The Ohio legislature approved a two-year, $45 billion state budget and a standards and accountability package last week that together were designed to satisfy a court mandate to overhaul the school finance system.
The bills would provide an additional $1.4 billion over two years for public schools, and call for statewide standards for all grades in core academic subjects to be developed by the end of 2002. They also would require end-of- grade tests and a new high school exit exam to replace the state proficiency tests now used to gauge student performance.
Gov. Bob Taft, a Republican, was expected to sign the measures this week.
Some lawmakers and observers praised the state’s plans for improving its schools, but critics said the legislation failed to remedy funding problems outlined in Ohio’s 11-year-old school finance case. The state supreme court ruled last May that the state’s initial efforts to change the financing system—first ruled unconstitutional in 1997—failed to pass muster. (“Ohio Lawmakers Differ on Funding Mechanism,” April 18, 2001.)

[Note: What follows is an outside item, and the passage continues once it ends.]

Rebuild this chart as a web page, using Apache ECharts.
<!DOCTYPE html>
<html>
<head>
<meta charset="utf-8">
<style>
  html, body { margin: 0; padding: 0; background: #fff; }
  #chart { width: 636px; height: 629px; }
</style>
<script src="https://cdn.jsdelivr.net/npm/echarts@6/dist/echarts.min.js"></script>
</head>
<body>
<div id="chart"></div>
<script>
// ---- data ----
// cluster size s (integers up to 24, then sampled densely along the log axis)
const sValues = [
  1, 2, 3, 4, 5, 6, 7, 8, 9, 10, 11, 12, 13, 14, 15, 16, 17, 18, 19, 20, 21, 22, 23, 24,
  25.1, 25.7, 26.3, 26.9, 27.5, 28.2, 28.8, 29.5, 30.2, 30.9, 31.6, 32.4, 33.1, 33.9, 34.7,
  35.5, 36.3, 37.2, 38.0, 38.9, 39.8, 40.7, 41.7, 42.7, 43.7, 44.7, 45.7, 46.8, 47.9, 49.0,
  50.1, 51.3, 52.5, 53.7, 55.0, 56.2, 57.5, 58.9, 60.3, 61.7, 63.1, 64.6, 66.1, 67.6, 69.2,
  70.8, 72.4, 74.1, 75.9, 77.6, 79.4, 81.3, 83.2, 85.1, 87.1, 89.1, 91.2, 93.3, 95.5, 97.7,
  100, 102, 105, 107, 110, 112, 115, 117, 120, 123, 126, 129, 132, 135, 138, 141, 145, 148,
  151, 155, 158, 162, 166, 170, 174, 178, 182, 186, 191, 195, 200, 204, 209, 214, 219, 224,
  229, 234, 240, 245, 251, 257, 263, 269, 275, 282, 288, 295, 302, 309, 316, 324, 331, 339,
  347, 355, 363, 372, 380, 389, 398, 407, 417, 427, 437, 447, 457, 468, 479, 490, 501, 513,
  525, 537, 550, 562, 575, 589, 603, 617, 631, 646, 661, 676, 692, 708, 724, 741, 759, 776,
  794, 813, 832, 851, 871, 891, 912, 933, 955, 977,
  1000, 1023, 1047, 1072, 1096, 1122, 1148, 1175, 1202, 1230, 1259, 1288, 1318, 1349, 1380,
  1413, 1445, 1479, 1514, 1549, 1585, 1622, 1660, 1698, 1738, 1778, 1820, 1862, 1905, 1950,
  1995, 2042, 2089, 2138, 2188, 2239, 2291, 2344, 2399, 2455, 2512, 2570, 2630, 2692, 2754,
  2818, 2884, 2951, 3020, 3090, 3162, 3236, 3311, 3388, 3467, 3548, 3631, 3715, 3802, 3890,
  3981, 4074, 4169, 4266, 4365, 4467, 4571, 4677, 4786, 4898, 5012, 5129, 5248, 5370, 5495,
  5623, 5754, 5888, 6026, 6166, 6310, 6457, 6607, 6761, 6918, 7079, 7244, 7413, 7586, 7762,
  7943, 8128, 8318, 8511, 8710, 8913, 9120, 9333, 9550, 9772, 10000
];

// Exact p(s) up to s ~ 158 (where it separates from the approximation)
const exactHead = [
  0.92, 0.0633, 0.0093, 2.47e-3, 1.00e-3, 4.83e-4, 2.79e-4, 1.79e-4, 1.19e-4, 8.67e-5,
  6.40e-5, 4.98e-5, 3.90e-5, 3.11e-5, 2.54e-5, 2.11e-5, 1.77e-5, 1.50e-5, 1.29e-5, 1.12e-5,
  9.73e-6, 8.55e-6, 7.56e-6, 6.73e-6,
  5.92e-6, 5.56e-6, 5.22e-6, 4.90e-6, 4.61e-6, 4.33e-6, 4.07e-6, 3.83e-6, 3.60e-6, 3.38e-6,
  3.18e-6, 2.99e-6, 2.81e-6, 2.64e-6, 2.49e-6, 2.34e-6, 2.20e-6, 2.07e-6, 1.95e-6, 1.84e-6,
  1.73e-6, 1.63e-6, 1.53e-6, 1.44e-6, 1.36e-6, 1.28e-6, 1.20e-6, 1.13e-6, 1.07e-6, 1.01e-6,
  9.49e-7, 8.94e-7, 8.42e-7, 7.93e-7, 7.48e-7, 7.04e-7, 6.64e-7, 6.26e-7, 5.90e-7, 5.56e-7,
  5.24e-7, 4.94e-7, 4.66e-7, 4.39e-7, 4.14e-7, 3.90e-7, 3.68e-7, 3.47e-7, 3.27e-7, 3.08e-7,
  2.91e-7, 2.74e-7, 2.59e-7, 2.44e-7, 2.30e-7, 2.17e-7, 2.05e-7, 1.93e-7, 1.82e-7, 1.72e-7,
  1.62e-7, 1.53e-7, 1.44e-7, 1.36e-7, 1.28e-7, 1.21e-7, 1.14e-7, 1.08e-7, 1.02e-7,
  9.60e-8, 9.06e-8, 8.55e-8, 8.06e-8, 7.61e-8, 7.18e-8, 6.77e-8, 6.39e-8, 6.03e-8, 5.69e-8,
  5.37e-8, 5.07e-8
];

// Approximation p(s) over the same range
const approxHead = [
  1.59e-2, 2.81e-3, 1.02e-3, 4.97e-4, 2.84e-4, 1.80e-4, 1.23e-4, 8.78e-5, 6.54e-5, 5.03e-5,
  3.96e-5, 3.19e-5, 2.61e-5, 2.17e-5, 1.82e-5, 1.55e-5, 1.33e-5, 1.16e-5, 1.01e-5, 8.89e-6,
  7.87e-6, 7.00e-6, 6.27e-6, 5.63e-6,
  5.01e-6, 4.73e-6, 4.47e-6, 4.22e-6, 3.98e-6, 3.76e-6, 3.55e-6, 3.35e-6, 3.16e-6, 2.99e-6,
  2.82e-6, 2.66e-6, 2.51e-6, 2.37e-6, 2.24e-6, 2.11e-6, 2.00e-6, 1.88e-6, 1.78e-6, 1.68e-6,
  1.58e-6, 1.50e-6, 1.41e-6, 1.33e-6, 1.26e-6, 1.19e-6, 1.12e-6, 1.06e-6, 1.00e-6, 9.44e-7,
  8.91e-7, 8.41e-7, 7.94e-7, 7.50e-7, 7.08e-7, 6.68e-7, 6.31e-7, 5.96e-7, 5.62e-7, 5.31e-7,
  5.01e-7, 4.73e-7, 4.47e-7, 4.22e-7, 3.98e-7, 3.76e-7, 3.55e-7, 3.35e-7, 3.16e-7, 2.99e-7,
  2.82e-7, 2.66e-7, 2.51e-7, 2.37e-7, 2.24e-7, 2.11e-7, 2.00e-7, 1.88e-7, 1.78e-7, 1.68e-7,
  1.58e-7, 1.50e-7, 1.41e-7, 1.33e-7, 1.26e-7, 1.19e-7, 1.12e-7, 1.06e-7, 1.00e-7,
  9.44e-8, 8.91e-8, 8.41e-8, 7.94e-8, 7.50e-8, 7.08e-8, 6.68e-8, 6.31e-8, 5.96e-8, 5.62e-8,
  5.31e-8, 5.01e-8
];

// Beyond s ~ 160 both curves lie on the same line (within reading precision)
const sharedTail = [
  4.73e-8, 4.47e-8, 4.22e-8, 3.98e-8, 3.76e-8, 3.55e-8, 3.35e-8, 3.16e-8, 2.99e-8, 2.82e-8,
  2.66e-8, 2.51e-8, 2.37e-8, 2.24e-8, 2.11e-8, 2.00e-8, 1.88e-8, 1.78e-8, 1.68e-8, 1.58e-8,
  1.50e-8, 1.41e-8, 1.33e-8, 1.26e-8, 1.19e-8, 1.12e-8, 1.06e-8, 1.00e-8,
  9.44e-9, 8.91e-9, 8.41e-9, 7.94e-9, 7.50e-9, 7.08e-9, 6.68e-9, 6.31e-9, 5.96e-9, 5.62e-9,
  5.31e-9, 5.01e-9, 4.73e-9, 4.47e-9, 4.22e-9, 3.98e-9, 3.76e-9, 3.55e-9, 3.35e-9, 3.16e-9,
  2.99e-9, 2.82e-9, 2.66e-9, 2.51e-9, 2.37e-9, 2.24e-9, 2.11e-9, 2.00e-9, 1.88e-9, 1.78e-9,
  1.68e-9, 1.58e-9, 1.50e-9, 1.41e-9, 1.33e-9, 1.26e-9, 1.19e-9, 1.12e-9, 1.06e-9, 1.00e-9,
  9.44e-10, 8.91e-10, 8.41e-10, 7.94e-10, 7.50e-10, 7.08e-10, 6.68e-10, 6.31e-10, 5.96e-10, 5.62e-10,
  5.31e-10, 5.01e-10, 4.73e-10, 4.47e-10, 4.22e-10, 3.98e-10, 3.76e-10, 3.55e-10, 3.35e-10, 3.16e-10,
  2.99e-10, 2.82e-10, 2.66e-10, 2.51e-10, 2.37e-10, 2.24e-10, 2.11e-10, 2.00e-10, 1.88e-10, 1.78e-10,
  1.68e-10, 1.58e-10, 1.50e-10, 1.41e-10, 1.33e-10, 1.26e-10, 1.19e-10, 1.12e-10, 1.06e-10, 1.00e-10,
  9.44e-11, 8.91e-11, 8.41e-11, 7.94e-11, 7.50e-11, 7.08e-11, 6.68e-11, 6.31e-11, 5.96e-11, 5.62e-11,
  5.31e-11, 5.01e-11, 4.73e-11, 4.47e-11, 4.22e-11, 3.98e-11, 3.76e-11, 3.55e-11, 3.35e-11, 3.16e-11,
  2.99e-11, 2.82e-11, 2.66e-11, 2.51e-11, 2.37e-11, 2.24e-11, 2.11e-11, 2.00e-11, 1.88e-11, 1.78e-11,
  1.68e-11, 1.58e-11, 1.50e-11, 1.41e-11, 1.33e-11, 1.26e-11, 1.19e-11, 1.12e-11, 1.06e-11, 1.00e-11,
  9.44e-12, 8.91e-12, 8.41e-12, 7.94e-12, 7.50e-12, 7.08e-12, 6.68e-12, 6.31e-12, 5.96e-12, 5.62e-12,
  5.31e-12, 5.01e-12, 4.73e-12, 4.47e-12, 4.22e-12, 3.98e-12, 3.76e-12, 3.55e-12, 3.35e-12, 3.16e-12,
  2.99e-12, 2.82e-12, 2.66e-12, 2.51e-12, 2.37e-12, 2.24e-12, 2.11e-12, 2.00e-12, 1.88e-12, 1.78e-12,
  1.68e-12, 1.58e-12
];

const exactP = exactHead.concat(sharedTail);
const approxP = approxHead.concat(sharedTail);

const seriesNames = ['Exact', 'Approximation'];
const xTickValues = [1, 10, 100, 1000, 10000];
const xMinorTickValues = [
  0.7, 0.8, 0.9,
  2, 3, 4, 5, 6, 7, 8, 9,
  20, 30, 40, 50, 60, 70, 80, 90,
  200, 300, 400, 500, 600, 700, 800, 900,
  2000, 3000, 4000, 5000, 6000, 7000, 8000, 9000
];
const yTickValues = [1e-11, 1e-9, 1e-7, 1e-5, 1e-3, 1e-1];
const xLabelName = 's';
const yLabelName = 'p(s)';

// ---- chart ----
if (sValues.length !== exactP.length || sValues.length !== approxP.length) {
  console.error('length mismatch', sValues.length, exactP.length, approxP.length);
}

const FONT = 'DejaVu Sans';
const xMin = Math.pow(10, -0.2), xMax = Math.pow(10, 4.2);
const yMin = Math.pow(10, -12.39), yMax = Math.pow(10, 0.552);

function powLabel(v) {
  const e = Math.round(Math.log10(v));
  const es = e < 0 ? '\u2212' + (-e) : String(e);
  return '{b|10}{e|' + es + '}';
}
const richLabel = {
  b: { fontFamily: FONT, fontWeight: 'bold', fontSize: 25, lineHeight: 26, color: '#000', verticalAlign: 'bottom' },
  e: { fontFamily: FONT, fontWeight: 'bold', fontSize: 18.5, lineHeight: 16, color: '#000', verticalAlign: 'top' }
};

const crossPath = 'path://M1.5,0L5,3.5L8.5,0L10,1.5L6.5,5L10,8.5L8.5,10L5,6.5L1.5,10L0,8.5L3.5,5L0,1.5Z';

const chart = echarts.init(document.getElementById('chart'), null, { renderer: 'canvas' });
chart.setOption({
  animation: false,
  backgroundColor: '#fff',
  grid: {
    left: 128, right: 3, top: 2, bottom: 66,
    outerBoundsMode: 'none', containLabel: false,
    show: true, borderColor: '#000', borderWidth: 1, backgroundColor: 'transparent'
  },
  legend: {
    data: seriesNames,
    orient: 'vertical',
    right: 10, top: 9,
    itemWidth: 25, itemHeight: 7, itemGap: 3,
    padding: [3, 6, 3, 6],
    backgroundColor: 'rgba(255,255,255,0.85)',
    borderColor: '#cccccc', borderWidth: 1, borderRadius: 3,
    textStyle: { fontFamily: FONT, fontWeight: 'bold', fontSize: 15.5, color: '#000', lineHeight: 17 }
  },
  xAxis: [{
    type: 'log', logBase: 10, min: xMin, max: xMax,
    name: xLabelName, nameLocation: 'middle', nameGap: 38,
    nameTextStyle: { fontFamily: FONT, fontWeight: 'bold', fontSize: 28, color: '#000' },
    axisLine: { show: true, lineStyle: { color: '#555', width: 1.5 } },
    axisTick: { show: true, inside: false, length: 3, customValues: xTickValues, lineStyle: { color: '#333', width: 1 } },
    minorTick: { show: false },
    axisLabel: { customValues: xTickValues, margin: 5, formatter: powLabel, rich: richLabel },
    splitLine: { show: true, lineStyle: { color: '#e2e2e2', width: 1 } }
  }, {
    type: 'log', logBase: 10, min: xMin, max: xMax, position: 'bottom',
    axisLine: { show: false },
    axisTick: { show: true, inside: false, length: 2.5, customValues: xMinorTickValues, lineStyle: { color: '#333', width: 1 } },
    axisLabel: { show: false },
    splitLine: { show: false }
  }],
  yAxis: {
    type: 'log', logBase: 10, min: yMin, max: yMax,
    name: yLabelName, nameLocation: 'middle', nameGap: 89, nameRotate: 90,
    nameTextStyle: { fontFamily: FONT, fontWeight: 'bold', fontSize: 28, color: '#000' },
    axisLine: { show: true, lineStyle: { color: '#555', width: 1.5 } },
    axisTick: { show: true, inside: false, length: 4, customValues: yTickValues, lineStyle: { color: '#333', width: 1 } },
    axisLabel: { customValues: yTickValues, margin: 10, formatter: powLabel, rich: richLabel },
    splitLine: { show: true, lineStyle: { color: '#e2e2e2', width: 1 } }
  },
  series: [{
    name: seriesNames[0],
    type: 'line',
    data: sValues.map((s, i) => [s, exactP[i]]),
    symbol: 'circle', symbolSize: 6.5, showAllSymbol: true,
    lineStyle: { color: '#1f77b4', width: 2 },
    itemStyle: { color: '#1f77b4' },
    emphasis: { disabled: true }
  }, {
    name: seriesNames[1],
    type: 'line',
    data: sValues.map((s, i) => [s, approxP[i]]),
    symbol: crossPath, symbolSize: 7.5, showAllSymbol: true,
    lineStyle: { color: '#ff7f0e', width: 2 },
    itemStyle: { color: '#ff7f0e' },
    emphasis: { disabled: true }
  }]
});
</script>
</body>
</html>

“The budget is simply a veneer that addresses the state supreme court’s concerns in a superficial way,” said William L. Phillis, the executive director of the Ohio Coalition for Equity and Adequacy in School Funding, which filed the original lawsuit, DeRolph v. State of Ohio, in 1991.
The budget, Mr. Phillis contends, does not provide enough money for schools with high proportions of poor students, for special education, for programs for gifted students, or for vocational education. Moreover, he said, it fails to significantly alter the state funding formula and reduce districts’ reliance on local property taxes, and it does not provide money for an assessment of school facility needs, as required by the court.
Both sides in the case are expected to present arguments to the court later this month.
‘Guarantee’ Rescinded
The Ohio Supreme Court, in its May 2000 ruling, also called on the state to set rigorous standards in core subjects and craft a plan for holding schools accountable for student achievement.
Under the legislation, academic standards would be developed by the end of 2002, and new assessments aligned to those standards would be phased in beginning in the 2003-04 school year.
The plan would abandon the state’s controversial 4th grade reading-guarantee program, which was set for implementation next spring. It would have prevented students who failed the state reading test from advancing to the 5th grade. More than 40 percent of the state’s 4th graders failed to pass the test this year, according to exam results released last week. The new legislation would push the test back to 3rd grade and require districts to offer failing students remedial instruction instead of holding them back.
“Ohio is textbook case of a state that went astray on the road to a standards-based system of education,” said Tom Mooney, the president of the Ohio Federation of Teachers, an affiliate of the American Federation of Teachers. “This [legislation] corrects those errors by first developing and validating the standards with a great deal of teacher involvement, and, assuming we get that right, creating new achievement tests aligned to standards.”
But some lawmakers say the testing plan missed the root problems facing schools.
Said Rep. Edward S. Jerse, a Democrat, who opposed the portion of the plan dealing with standards and accountability: “It assumes the problem is bad teachers and bad schools, when it may be that the bigger problems are declining parent support, more single-parent households, and more poverty.”